§ **Exercise task**
Omit all images, then repeat exactly the lines below from the one containing "Generate a Python" through the one containing "plt.rcParams['font.family'] = ['Liberation", both ends included.

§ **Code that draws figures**
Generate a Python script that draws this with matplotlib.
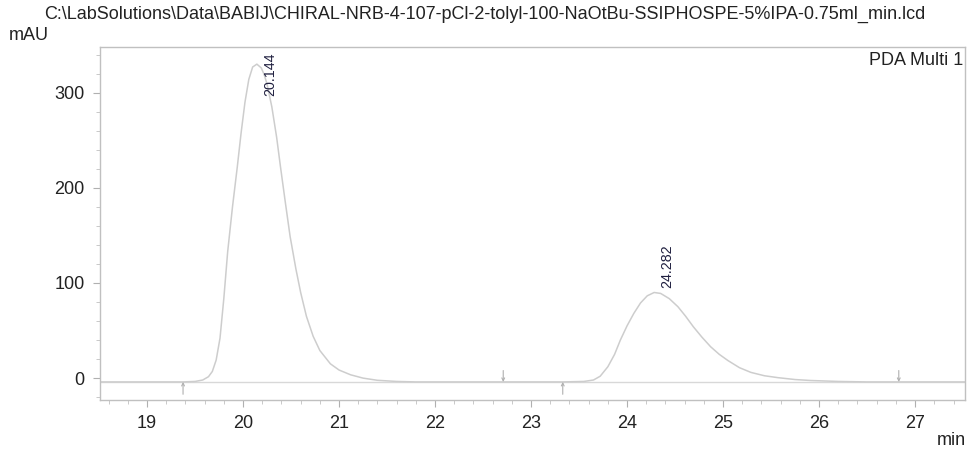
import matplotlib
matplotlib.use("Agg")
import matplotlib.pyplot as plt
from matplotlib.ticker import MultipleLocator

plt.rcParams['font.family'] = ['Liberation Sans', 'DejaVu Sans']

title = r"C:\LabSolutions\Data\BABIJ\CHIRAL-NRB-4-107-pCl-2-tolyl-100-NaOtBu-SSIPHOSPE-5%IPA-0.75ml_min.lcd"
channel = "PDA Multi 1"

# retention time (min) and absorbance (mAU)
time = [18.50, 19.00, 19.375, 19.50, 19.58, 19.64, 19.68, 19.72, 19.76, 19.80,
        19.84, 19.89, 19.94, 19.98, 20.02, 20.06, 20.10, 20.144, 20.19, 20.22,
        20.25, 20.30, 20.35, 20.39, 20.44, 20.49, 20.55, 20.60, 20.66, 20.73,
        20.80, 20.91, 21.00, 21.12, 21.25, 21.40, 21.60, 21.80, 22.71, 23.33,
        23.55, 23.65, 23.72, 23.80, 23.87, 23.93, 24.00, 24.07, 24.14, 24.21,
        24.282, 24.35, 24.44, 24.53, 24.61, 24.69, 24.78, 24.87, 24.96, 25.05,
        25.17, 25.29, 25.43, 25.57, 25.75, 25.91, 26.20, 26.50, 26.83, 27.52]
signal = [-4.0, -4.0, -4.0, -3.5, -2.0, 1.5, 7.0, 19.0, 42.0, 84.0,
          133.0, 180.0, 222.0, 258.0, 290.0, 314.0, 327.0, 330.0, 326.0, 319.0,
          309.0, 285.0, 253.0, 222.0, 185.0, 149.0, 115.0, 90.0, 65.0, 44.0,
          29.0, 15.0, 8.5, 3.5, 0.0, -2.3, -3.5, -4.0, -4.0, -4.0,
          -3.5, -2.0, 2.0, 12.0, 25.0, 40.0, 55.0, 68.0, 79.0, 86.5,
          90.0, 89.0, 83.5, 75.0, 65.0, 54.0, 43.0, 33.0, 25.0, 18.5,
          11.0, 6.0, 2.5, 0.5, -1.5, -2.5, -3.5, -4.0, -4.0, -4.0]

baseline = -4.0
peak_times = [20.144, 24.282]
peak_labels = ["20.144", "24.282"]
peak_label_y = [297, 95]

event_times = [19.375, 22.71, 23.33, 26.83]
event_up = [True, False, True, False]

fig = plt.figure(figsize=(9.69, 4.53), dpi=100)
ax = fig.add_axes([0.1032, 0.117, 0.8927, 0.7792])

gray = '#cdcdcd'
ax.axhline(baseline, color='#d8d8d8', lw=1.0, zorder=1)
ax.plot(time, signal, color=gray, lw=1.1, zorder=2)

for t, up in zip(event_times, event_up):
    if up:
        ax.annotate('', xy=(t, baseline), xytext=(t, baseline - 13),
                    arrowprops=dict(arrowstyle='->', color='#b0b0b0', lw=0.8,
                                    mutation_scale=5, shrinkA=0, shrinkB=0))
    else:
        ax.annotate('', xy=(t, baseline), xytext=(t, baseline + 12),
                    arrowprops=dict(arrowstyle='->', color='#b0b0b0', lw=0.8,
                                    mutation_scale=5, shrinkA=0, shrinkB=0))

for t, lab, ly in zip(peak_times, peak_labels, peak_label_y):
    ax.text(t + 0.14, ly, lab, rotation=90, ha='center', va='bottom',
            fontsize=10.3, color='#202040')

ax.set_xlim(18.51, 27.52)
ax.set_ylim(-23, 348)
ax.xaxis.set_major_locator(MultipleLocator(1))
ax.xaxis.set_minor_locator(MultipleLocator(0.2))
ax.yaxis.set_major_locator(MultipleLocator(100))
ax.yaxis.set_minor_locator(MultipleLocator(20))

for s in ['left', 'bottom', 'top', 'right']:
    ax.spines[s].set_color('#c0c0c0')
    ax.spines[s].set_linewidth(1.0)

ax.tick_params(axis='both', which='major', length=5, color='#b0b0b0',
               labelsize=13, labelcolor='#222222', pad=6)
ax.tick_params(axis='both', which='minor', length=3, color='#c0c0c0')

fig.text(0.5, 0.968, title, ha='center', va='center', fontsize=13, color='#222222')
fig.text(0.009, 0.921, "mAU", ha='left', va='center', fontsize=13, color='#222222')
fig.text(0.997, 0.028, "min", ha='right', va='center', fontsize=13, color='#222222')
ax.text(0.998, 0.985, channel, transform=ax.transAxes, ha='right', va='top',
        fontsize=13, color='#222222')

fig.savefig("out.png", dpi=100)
...
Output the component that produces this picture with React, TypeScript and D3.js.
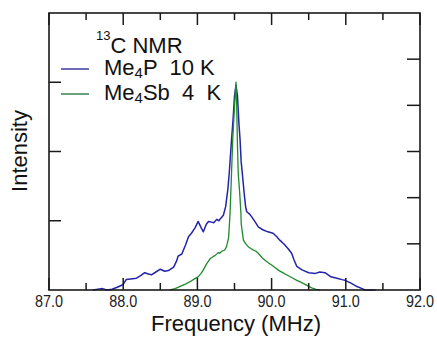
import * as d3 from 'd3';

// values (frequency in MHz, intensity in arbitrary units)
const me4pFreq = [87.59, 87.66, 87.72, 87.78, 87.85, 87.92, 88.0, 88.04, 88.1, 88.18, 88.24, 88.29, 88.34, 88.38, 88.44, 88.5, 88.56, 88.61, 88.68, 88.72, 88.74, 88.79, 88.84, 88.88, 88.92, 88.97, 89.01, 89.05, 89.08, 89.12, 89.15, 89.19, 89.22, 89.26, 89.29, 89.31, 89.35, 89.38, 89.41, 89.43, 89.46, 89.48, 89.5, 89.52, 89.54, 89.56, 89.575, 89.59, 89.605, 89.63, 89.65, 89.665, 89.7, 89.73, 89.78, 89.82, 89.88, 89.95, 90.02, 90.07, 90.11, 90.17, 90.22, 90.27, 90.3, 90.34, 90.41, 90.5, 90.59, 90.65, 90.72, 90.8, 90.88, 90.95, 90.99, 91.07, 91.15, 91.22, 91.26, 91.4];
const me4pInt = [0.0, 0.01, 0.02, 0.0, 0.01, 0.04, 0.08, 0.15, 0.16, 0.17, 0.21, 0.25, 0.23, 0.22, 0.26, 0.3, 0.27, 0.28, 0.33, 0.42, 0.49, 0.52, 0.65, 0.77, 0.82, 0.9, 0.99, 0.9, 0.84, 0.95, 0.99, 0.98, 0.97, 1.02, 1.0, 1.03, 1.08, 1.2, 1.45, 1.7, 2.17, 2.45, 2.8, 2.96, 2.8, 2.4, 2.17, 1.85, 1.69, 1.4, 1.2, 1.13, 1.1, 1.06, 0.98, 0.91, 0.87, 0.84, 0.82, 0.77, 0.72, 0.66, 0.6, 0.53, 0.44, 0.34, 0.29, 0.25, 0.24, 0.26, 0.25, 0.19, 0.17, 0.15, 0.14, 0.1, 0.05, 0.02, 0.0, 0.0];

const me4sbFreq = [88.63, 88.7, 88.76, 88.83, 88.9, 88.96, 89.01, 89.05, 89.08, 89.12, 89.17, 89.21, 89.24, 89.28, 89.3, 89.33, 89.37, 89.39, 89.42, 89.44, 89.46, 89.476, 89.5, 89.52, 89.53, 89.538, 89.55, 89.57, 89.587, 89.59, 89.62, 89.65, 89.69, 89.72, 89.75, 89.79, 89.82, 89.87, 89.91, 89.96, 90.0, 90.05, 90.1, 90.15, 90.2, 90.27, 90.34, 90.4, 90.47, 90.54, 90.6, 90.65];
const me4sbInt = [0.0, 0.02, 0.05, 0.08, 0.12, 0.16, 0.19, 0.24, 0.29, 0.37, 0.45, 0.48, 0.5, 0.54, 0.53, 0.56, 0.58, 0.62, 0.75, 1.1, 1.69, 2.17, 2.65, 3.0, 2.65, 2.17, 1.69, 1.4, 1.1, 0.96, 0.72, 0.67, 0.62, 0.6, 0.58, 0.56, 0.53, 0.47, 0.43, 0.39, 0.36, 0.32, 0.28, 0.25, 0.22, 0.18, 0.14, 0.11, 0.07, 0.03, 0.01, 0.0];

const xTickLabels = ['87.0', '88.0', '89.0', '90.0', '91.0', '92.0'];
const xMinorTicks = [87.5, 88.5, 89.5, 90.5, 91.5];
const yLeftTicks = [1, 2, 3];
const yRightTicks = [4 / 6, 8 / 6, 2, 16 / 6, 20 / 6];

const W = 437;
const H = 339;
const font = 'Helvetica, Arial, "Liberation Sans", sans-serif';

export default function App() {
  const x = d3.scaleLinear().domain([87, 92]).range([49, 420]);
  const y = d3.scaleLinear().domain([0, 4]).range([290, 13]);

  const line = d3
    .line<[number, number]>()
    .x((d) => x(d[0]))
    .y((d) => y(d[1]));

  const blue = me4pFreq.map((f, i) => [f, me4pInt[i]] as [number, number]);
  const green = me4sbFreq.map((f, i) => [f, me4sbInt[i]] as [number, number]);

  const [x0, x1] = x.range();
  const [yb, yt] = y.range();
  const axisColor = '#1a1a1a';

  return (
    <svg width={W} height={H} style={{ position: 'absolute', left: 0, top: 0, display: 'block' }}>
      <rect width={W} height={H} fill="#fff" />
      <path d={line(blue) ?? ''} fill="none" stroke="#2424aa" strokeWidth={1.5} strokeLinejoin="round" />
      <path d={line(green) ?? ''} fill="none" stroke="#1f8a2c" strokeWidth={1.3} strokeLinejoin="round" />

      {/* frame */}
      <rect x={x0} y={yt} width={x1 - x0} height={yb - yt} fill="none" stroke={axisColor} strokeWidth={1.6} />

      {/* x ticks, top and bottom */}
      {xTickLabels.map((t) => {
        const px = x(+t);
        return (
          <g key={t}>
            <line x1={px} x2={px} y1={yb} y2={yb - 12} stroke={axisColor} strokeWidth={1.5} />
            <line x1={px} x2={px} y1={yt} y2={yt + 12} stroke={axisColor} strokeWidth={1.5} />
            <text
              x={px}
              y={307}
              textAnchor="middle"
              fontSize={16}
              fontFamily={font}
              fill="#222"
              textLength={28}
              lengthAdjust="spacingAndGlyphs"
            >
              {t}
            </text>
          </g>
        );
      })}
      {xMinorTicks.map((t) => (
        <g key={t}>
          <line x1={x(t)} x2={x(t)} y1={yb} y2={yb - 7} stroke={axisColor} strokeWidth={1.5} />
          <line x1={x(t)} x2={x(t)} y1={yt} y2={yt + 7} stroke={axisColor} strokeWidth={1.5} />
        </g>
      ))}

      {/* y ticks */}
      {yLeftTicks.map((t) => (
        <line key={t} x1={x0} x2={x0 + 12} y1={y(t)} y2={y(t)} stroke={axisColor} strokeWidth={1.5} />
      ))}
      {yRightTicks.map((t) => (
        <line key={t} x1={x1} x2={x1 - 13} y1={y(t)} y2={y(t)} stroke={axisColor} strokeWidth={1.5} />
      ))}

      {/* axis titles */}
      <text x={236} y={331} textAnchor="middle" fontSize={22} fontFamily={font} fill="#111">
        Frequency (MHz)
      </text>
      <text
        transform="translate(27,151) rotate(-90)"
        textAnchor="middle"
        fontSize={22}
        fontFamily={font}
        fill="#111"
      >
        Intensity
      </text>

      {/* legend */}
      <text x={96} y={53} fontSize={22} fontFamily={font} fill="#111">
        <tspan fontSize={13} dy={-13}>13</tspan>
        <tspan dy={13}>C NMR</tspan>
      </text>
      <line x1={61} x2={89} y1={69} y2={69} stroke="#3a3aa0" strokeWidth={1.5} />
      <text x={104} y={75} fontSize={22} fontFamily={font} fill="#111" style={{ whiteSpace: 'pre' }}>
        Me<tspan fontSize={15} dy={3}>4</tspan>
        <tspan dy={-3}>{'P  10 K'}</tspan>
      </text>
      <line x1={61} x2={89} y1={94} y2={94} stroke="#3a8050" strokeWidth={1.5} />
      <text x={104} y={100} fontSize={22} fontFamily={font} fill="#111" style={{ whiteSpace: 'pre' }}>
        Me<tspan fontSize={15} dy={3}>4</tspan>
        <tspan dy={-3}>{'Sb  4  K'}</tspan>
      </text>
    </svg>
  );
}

§ **Finished answer**
Generate a Python script that draws this with matplotlib.
import matplotlib
matplotlib.use("Agg")
import matplotlib.pyplot as plt
from matplotlib.ticker import MultipleLocator

plt.rcParams['font.family'] = ['Liberation Sans', 'DejaVu Sans']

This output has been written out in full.